Бывают дни, когда за время небольшого их числа переживешь столько, сколько в другое время не переживешь за многие месяцы; таковыми днями были у меня 9–12 апреля… всего четыре, не больше. Сейчас меня развлекает оживленный разговор Игната с солдатом, я вижу, как последний чешет себе голову и покидает моего философа. Дело оказывается в следующем: подходит к Игнату солдат, которому приказано для нас напилить дрова, и жалуется, что ему пилить нечем, а в кухне Офицерского собрания пилу не дают. Игнат, продолжая чистить мою накидку, говорит: «Что же, братик мой, поделаешь, теперь свободы: хотят – дадут, не хотят – не дадут». – «А чем же мне пилить?» – «Да хоть зубами…» Игнат переходит к чистке другой полы.

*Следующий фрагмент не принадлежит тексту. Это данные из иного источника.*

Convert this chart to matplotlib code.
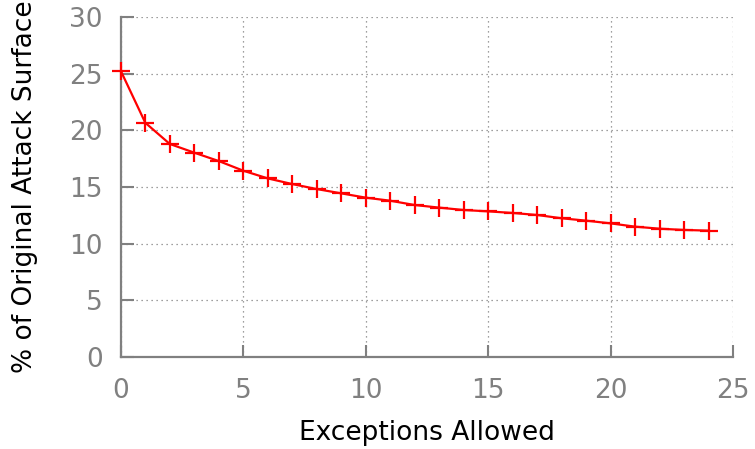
import matplotlib
matplotlib.use("Agg")
import matplotlib.pyplot as plt
import numpy as np

plt.rcParams["font.family"] = ["DejaVu Sans"]

exceptions = np.arange(0, 25)
surface_pct = [
    25.25, 20.67, 18.8, 18.03, 17.29, 16.44, 15.76, 15.26, 14.82, 14.44,
    14.06, 13.79, 13.41, 13.18, 12.97, 12.85, 12.71, 12.53, 12.24, 12.03,
    11.79, 11.5, 11.32, 11.21, 11.15,
]
x_ticks = [0, 5, 10, 15, 20, 25]
y_ticks = [0, 5, 10, 15, 20, 25, 30]

gray = "#808080"

fig = plt.figure(figsize=(7.55, 4.49), dpi=100)
ax = fig.add_axes([0.160, 0.205, 0.811, 0.757])

ax.plot(exceptions, surface_pct, color="red", linewidth=1.6, marker="+",
        markersize=13, markeredgewidth=1.6, clip_on=False, zorder=3)

ax.set_xlim(0, 25)
ax.set_ylim(0, 30)
ax.set_xticks(x_ticks)
ax.set_yticks(y_ticks)

ax.grid(True, linestyle=(0, (1, 3)), color=gray, linewidth=0.9)
for side in ["top", "right"]:
    ax.spines[side].set_visible(False)
for side in ["left", "bottom"]:
    ax.spines[side].set_color(gray)
    ax.spines[side].set_linewidth(1.6)

ax.tick_params(direction="in", length=9, width=1.5, color=gray,
               labelcolor=gray, labelsize=19)
ax.tick_params(axis="x", pad=15)
ax.tick_params(axis="y", pad=13)

ax.set_xlabel("Exceptions Allowed", fontsize=19)
ax.set_ylabel("% of Original Attack Surface", fontsize=19)
ax.xaxis.label.set_va("center")
ax.yaxis.label.set_va("center")
ax.xaxis.set_label_coords(0.5, -0.225)
ax.yaxis.set_label_coords(-0.156, 0.5)

fig.savefig("out.png", dpi=100)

Итак, были денечки 9–12.IV; я не могу тебе их описывать по цензурным условиям, но могу только заметить, что если мне лично и тяжело было переживать их, то с точки зрения общей пользы и конечного разумного вывода дни 9–12 должны иметь несомненную пользу.

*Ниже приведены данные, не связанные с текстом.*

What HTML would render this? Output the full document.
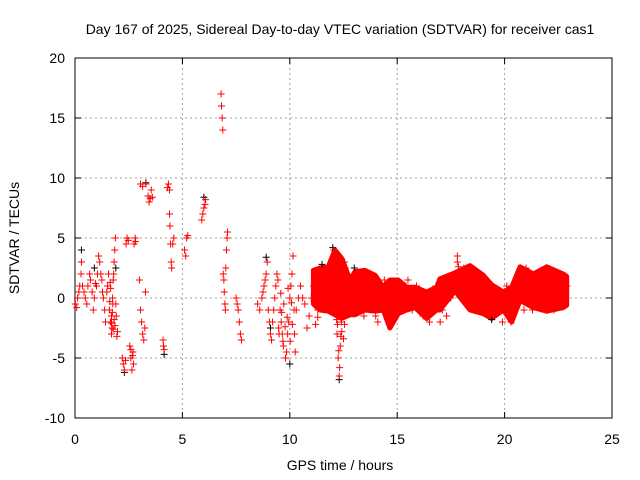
<!DOCTYPE html>
<html><head><meta charset="utf-8"><style>
body{margin:0;background:#fff;}
svg{display:block;font-family:"Liberation Sans",sans-serif;}
</style></head><body>
<svg id="chart" width="640" height="480" viewBox="0 0 640 480">
<rect width="640" height="480" fill="#fff"/>
<g id="grid"></g>
<g id="axes"></g>
<g id="marks"></g>
<text x="340" y="34" text-anchor="middle" font-size="14">Day 167 of 2025, Sidereal Day-to-day VTEC variation (SDTVAR) for receiver cas1</text>
<text x="340" y="470" text-anchor="middle" font-size="14">GPS time / hours</text>
<text transform="translate(19,238) rotate(-90)" text-anchor="middle" font-size="14">SDTVAR / TECUs</text>
</svg>
<script>
const xTicks=[0,5,10,15,20,25];
const yTicks=[-10,-5,0,5,10,15,20];
// dense band envelope (hours 11-23)
const bandHours=[11.1,11.41,11.79,12.1,12.42,12.8,13.04,13.5,13.97,14.35,14.66,15.05,15.44,15.83,16.37,16.84,16.99,17.69,18.39,19.0,19.4,19.94,20.33,20.72,21.34,21.96,22.73,22.89];
const bandUpper=[2.3,2.5,2.6,4.0,3.3,1.5,2.2,2.3,1.9,0.9,1.5,1.5,0.9,0.9,0.5,0.9,1.6,2.1,2.7,1.9,1.1,0.5,0.9,2.6,2.0,2.6,2.0,1.8];
const bandLower=[-0.5,-1.0,-1.1,-1.4,-1.7,-1.4,-1.4,-1.0,-1.1,-1.0,-2.5,-1.3,-1.0,-0.8,-1.7,-1.0,-1.0,0.6,-1.0,-1.3,-1.7,-1.0,-2.0,-0.2,-0.8,-1.1,-0.8,-0.6];
const redPoints=[
[0.02,-0.5],[0.08,-0.8],[0.12,0],[0.18,0.5],[0.22,1],[0.28,2],[0.3,3],[0.35,1],[0.42,0.5],[0.48,0],
[0.55,-0.5],[0.6,1],[0.68,2],[0.72,1.5],[0.8,0.5],[0.85,-1],[0.9,0],[0.95,1.2],
[1.0,1],[1.05,2],[1.1,3.5],[1.15,3],[1.2,2],[1.25,1.5],[1.28,0.5],
[1.32,0],[1.38,-1],[1.42,-2],[1.48,0.5],[1.52,1],[1.56,2],
[1.6,-1],[1.65,-2],[1.7,-3],[1.72,-2.5],[1.75,0],[1.78,1.5],[1.8,2],[1.82,3],[1.85,4],[1.88,5],[1.9,-0.5],[1.92,-1.5],[1.95,-3.2],[1.98,-2.8],[1.7,-1.5],[1.76,-0.5],
[1.62,-0.3],[1.66,0.8],[1.7,-2.1],[1.74,-1.2],[1.78,-2.6],[1.82,-1.8],[1.86,-2.3],[1.64,1.3],
[2.2,-5],[2.25,-5.5],[2.3,-6],[2.35,-5.2],[2.38,4.5],[2.42,5],[2.48,4.8],
[2.55,-4],[2.6,-5],[2.65,-6],[2.7,-4.5],[2.72,-5.5],[2.75,4.5],[2.8,5],[2.82,4.7],[2.6,-4.3],[2.68,-4.8],
[3.0,1.5],[3.05,-1],[3.1,-2],[3.15,-3],[3.2,-3.5],[3.25,-2.5],[3.28,0.5],[3.05,9.5],[3.15,9.3],
[3.3,9.5],[3.4,8.5],[3.45,8],[3.5,8.3],[3.55,9],[3.6,8.4],
[4.1,-3.5],[4.12,-4],[4.15,-4.3],
[4.3,9.2],[4.35,9.5],[4.4,7],[4.42,6],[4.45,4.5],[4.48,3],[4.5,2.5],[4.55,4.5],[4.6,5],[4.4,9],
[5.1,4],[5.15,3.5],[5.2,5],[5.25,5.2],
[5.9,6.5],[5.95,7],[6.0,7.5],[6.05,7.8],[6.08,8.2],
[6.8,17],[6.82,16],[6.85,15],[6.88,14],[6.9,2],[6.93,1.5],[6.95,0.5],[6.98,-0.5],[7.0,-1],[7.02,2.5],[7.05,4],[7.08,5],[7.1,5.5],
[7.5,0],[7.55,-0.5],[7.6,-1],[7.65,-2],[7.7,-3],[7.75,-3.5],
[8.5,-0.5],[8.6,-1],[8.7,0],[8.75,0.5],[8.8,1],[8.85,1.5],[8.9,2],[8.95,3],
[9.0,-1],[9.05,-2],[9.1,-3],[9.15,-3.5],[9.2,-2],[9.25,-1],[9.3,0],[9.35,1],[9.4,2],[9.45,1.5],[9.48,-2.5],[9.5,-3],
[9.55,-1],[9.6,-2],[9.65,-3],[9.7,-4],[9.8,-5],[9.85,-4.5],[9.9,-3],[9.95,-2],[10.0,0],[10.05,1],[10.1,2],[10.15,3.5],[10.2,-1],[10.22,-3],[10.25,-4.5],
[9.62,-1.2],[9.72,-0.5],[9.78,-2.4],[9.88,-1.6],[9.92,0.8],[10.02,-3.6],[10.08,-0.4],[10.12,-2.2],[9.58,0.4],[9.68,-3.6],
[10.3,-1],[10.4,0],[10.5,1],[10.6,0],[10.7,-0.5],[10.8,-2.5],[10.9,-1.5],
[11.0,0],[11.1,1],[11.2,2],[11.3,-1],[11.4,0.5],[11.5,1.5],[11.6,2.5],[11.7,0],[11.75,-1],[11.8,1],[11.9,2],[11.95,0.5],
[12.0,3],[12.05,4],[12.1,2],[12.15,-1],[12.2,-3],[12.25,-5],[12.3,-6.5],[12.35,-4],[12.4,-2],[12.45,0],[12.5,1.5],[12.55,3],[12.58,2.5],[12.6,1],
[12.22,-2.2],[12.28,-4.4],[12.32,-5.8],[12.38,-3.2],[12.42,-2.8],[12.18,-1.8],[11.3,-1.6],[11.2,-2.2],[12.5,-3.4],[12.55,-2.2],
[12.7,0],[12.8,-1],[12.9,1],[13.0,2],[13.1,0.5],[13.2,-0.5],[13.25,1],[13.3,2],[13.35,1.5],[13.4,0],[13.45,-1.5],
[13.5,0],[13.6,1],[13.7,2],[13.8,1.5],[13.9,-0.5],[14.0,-1.5],[14.1,-2],[14.2,0],[14.3,1],[14.4,1.5],[14.5,0.5],[14.6,-1],[14.7,0],[14.8,1],[14.9,0.5],[14.95,-0.5],
[15.0,1],[15.1,0.5],[15.2,0],[15.3,-0.5],[15.4,1],[15.5,1.5],[15.6,0],[15.7,-1],[15.8,0.5],[15.9,1],[16.0,0],[16.2,-1.5],[16.4,-1],
[16.5,-2],[16.6,-1],[16.7,0],[16.8,1],[16.9,-0.5],[17.0,-2],[17.1,-1],[17.2,0.5],[17.3,-1.5],[17.4,0],
[17.5,0],[17.6,1],[17.7,2],[17.8,3.5],[17.9,2],[18.0,1],[18.1,2.5],[18.2,2],[18.4,1.5],[18.6,0.5],[18.8,1],[18.9,2],
[17.8,3.0],[17.85,2.6],[19.0,0.5],[19.1,-0.5],[19.2,-1],[19.3,-1.5],[19.4,0],[19.5,0.5],[19.6,-0.5],[19.8,-1],[19.9,-2],
[20.0,0],[20.1,1],[20.2,-1],[20.3,-2],[20.4,0.5],[20.5,-0.5],[20.6,0],[20.8,1],[20.9,-1],
[21.0,2.5],[21.1,2],[21.2,0],[21.3,-1],[21.4,1],[21.5,1.5],[21.6,-0.5],[21.7,0.5],[21.8,2],[21.9,1],
[22.0,0],[22.1,2],[22.2,1],[22.3,-1],[22.4,0.5],[22.5,1.5],[22.6,2],[22.7,0],[22.8,-0.5],[22.9,1]
];
const blackPoints=[[0.3,4],[0.9,2.5],[1.9,2.5],[2.3,-6.2],[3.3,9.6],[4.15,-4.7],[6.0,8.4],[8.9,3.4],[9.1,-2.5],[10.0,-5.5],[11.5,2.8],[12.0,4.2],[12.3,-6.8],[13.0,2.5],[19.4,-1.8]];
const X0=75,X1=612,Y0=418,Y1=58,xMin=0,xMax=25,yMin=-10,yMax=20;
const sx=v=>X0+(v-xMin)/(xMax-xMin)*(X1-X0);
const sy=v=>Y0-(v-yMin)/(yMax-yMin)*(Y0-Y1);
const NS="http://www.w3.org/2000/svg";
function mk(tag,attrs,parent){const e=document.createElementNS(NS,tag);for(const k in attrs)e.setAttribute(k,attrs[k]);parent.appendChild(e);return e;}
const grid=document.getElementById('grid'),axes=document.getElementById('axes'),marks=document.getElementById('marks');
xTicks.forEach(t=>{const x=sx(t);
 if(t>xMin&&t<xMax){const g=mk('line',{x1:x,x2:x,y1:Y1,y2:Y0,stroke:'#a0a0a0','stroke-dasharray':'2,3','stroke-width':1},grid);
 
 }
 const tk=mk('path',{d:`M${x},${Y0}v-6M${x},${Y1}v6`,stroke:'#000'},axes);
 
 
 const lb=mk('text',{x:x,y:Y0+26,'text-anchor':'middle','font-size':14},axes);lb.textContent=t;
 
 
});
yTicks.forEach(t=>{const y=sy(t);
 if(t>yMin&&t<yMax){const g=mk('line',{x1:X0,x2:X1,y1:y,y2:y,stroke:'#a0a0a0','stroke-dasharray':'2,3','stroke-width':1},grid);
 
 }
 const tk=mk('path',{d:`M${X0},${y}h6M${X1},${y}h-6`,stroke:'#000'},axes);
 
 
 const lb=mk('text',{x:X0-10,y:y+5,'text-anchor':'end','font-size':14},axes);lb.textContent=t;
 
 
});
const bx=mk('rect',{x:X0,y:Y1,width:X1-X0,height:Y0-Y1,fill:'none',stroke:'#000'},axes);


let pts=bandHours.map((h,i)=>`${sx(h)},${sy(bandUpper[i])}`);
for(let i=bandHours.length-1;i>=0;i--)pts.push(`${sx(bandHours[i])},${sy(bandLower[i])}`);
const band=mk('polygon',{points:pts.join(' '),fill:'#f00',stroke:'#f00','stroke-width':5,'stroke-linejoin':'round'},marks);


function plus(p,color){const x=sx(p[0]),y=sy(p[1]);
 return mk('path',{d:`M${x-3.5},${y}h7M${x},${y-3.5}v7`,stroke:color,'stroke-width':1},marks);}
blackPoints.forEach(p=>{const e=plus(p,'#000');
 
 });
redPoints.forEach(p=>{const e=plus(p,'#f00');
 
 });
</script>
</body></html>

Они – яркая иллюстрация, в какое положение мы попадаем на войне и, в частности, в боевой обстановке, применяя чисто теоретические и никогда и нигде войной не освещенные приемы мысли и управления. Сегодня я, вероятно, выеду к командиру корпуса, а оттуда к командующему армией, где обо всем буду подробно докладывать. Вот уже шесть дней, как я, попавши в трущобу, не имею о внешнем мире решительно никаких сведений; газеты до нас не доходят, не доходят даже и официальные новости.

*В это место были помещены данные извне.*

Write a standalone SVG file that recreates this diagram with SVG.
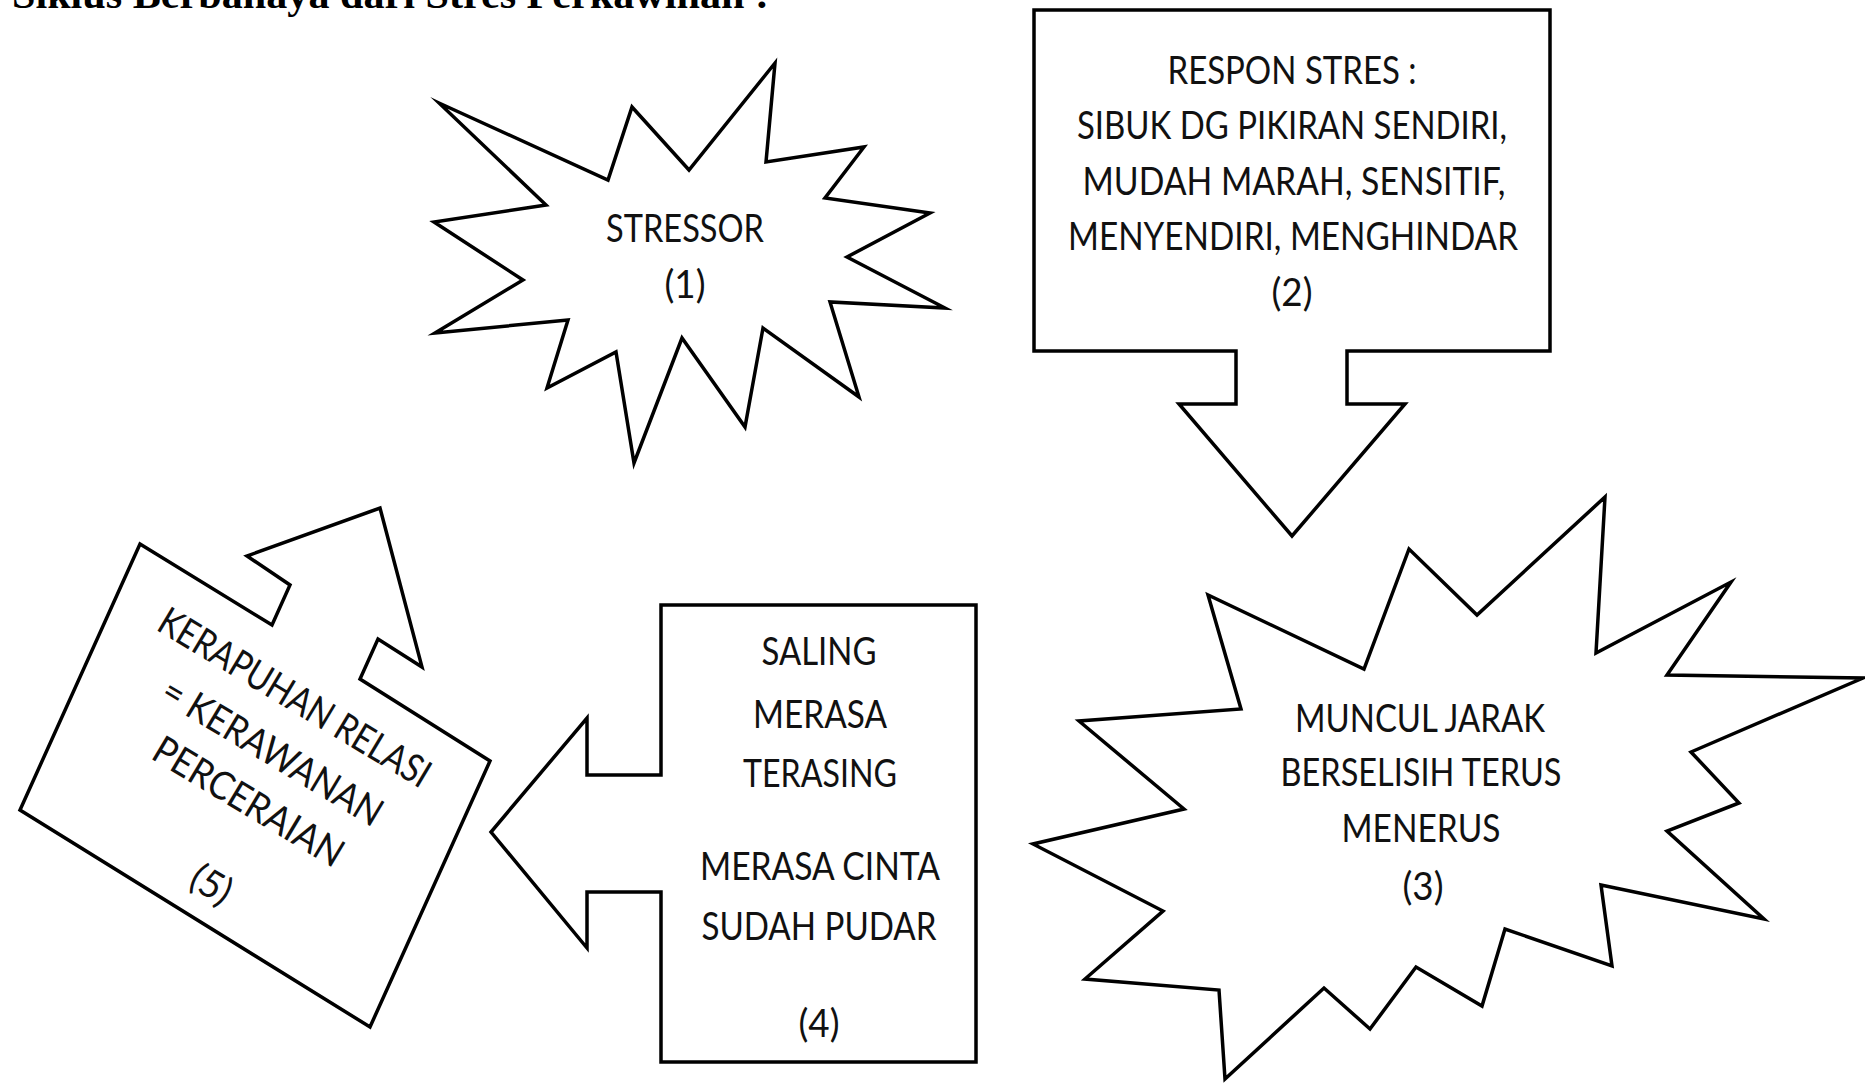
<svg xmlns="http://www.w3.org/2000/svg" width="1865" height="1084" viewBox="0 0 1865 1084">
<style>
.shape{fill:#fff;stroke:#000;stroke-width:3.5;stroke-linejoin:miter;stroke-miterlimit:10}
.t{font-family:Lato,"Open Sans","Liberation Sans",sans-serif;font-size:39px;fill:#111;text-anchor:middle}
.title{font-family:"Liberation Serif","Times New Roman",serif;font-weight:bold;font-size:40px;fill:#000}
</style>
<rect width="1865" height="1084" fill="#fff"/>
<text class="title" x="12" y="8" textLength="757" lengthAdjust="spacingAndGlyphs">Siklus Berbahaya dari Stres Perkawinan :</text>

<g id="node1">
<polygon class="shape" points="439,103 608,180 632,107 689,170 775,63 766,162 864,147 825,198 930,213 847,257 945,308 830,302 859,397 763,328 745,427 682,338 634,463 616,352 547,388 568,320 435,333 523,280 434,222 546,205"/>
<text class="t" x="685" y="242" textLength="158" lengthAdjust="spacingAndGlyphs">STRESSOR</text>
<text class="t" x="685" y="298" textLength="41" lengthAdjust="spacingAndGlyphs">(1)</text>
</g>

<g id="node2">
<polygon class="shape" points="1034,10 1550,10 1550,351 1347,351 1347,404 1405,404 1292,536 1179,404 1236,404 1236,351 1034,351"/>
<text class="t" x="1292" y="84" textLength="249" lengthAdjust="spacingAndGlyphs">RESPON STRES :</text>
<text class="t" x="1292" y="139" textLength="430" lengthAdjust="spacingAndGlyphs">SIBUK DG PIKIRAN SENDIRI,</text>
<text class="t" x="1294" y="195" textLength="423" lengthAdjust="spacingAndGlyphs">MUDAH MARAH, SENSITIF,</text>
<text class="t" x="1293" y="250" textLength="450" lengthAdjust="spacingAndGlyphs">MENYENDIRI, MENGHINDAR</text>
<text class="t" x="1292" y="306" textLength="41" lengthAdjust="spacingAndGlyphs">(2)</text>
</g>

<g id="node3">
<polygon class="shape" points="1605,497 1596,653 1731,582 1667,675 1863,678 1691,752 1739,803 1667,831 1764,919 1601,885 1612,966 1505,929 1482,1006 1416,967 1370,1029 1324,988 1225,1079 1219,990 1085,979 1163,911 1033,844 1184,809 1079,721 1241,709 1208,595 1364,669 1409,549 1477,615"/>
<text class="t" x="1420" y="732" textLength="250" lengthAdjust="spacingAndGlyphs">MUNCUL JARAK</text>
<text class="t" x="1421" y="786" textLength="281" lengthAdjust="spacingAndGlyphs">BERSELISIH TERUS</text>
<text class="t" x="1421" y="842" textLength="159" lengthAdjust="spacingAndGlyphs">MENERUS</text>
<text class="t" x="1423" y="900" textLength="41" lengthAdjust="spacingAndGlyphs">(3)</text>
</g>

<g id="node4">
<polygon class="shape" points="661,605 976,605 976,1062 661,1062 661,892 587,892 587,948 491,832 587,718 587,775 661,775"/>
<text class="t" x="819" y="665" textLength="115" lengthAdjust="spacingAndGlyphs">SALING</text>
<text class="t" x="820" y="728" textLength="134" lengthAdjust="spacingAndGlyphs">MERASA</text>
<text class="t" x="820" y="787" textLength="154" lengthAdjust="spacingAndGlyphs">TERASING</text>
<text class="t" x="820" y="880" textLength="240" lengthAdjust="spacingAndGlyphs">MERASA CINTA</text>
<text class="t" x="819" y="940" textLength="235" lengthAdjust="spacingAndGlyphs">SUDAH PUDAR</text>
<text class="t" x="819" y="1037" textLength="41" lengthAdjust="spacingAndGlyphs">(4)</text>
</g>

<g id="node5">
<polygon class="shape" points="140,544 272,625 290,585 247,556 380,508 422,667 378,639 360,679 490,761 370,1027 20,810"/>
<g transform="translate(295,697) rotate(31)">
<text class="t" x="0" y="14" textLength="310" lengthAdjust="spacingAndGlyphs">KERAPUHAN RELASI</text>
<text class="t" x="9" y="72" textLength="250" lengthAdjust="spacingAndGlyphs">= KERAWANAN</text>
<text class="t" x="14" y="127" textLength="215" lengthAdjust="spacingAndGlyphs">PERCERAIAN</text>
<text class="t" x="25" y="217" textLength="41" lengthAdjust="spacingAndGlyphs">(5)</text>
</g>
</g>

<g id="connectors"></g>
</svg>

Сейчас мое писанье перебивал начальник штаба своим докладом; он сообщил мне очень интересный случай, виновником которого был отчасти и я. Один офицер упорно критиковал окопы и смущал солдат. Узнав, что он лично их не видел, я приказал ему (вместе с надежными людьми) обойти окопы лично и тогда же мне доложить об их состоянии. И что же оказалось: этот благожелатель солдат, а в действительности, подстрекатель, оказался подлым трусом – он в окопы не пошел, сорвал с себя погоны и заявил, что он ни старому, ни новому правительству не присягал, что он «свободный гражданин», а не офицер, и желает жить по заветам Христа. Я приказал этого толстовца (или что он там такое, может быть, немецкий шпион) арестовать и предаю его полевому суду за подстрекательство к бунту и за трусость. Вот тебе, женушка, уголок из пережитого за 9–12 дни.
Сейчас узнал, что командир корпуса разрешил мне приехать, и, значит, я через 1–2 часа выеду, там где-либо на почте и опущу это письмо. От тебя в эту глушь, конечно, письма еще не дошли; из 12-го корпуса прислали мне как-то пачку, но она оказалась старее того письма от 30.III, которое мне передал Носович. И среди здешних тревог это незнание – что у вас происходит – делает мое положение еще более печальным. Главное, о чем я чаще думаю, как вам удастся выбраться из Петрограда. Ген[ерал] Невадовский (который удален среди многих других) рассказывал мне, что билеты в Петроград разбираются за целый месяц вперед, и этим сильно меня смутил. Я надеюсь лишь, что с [такими] двумя проводниками, как мною посланный и Осип, вы в пути не растеряетесь и не пропадете.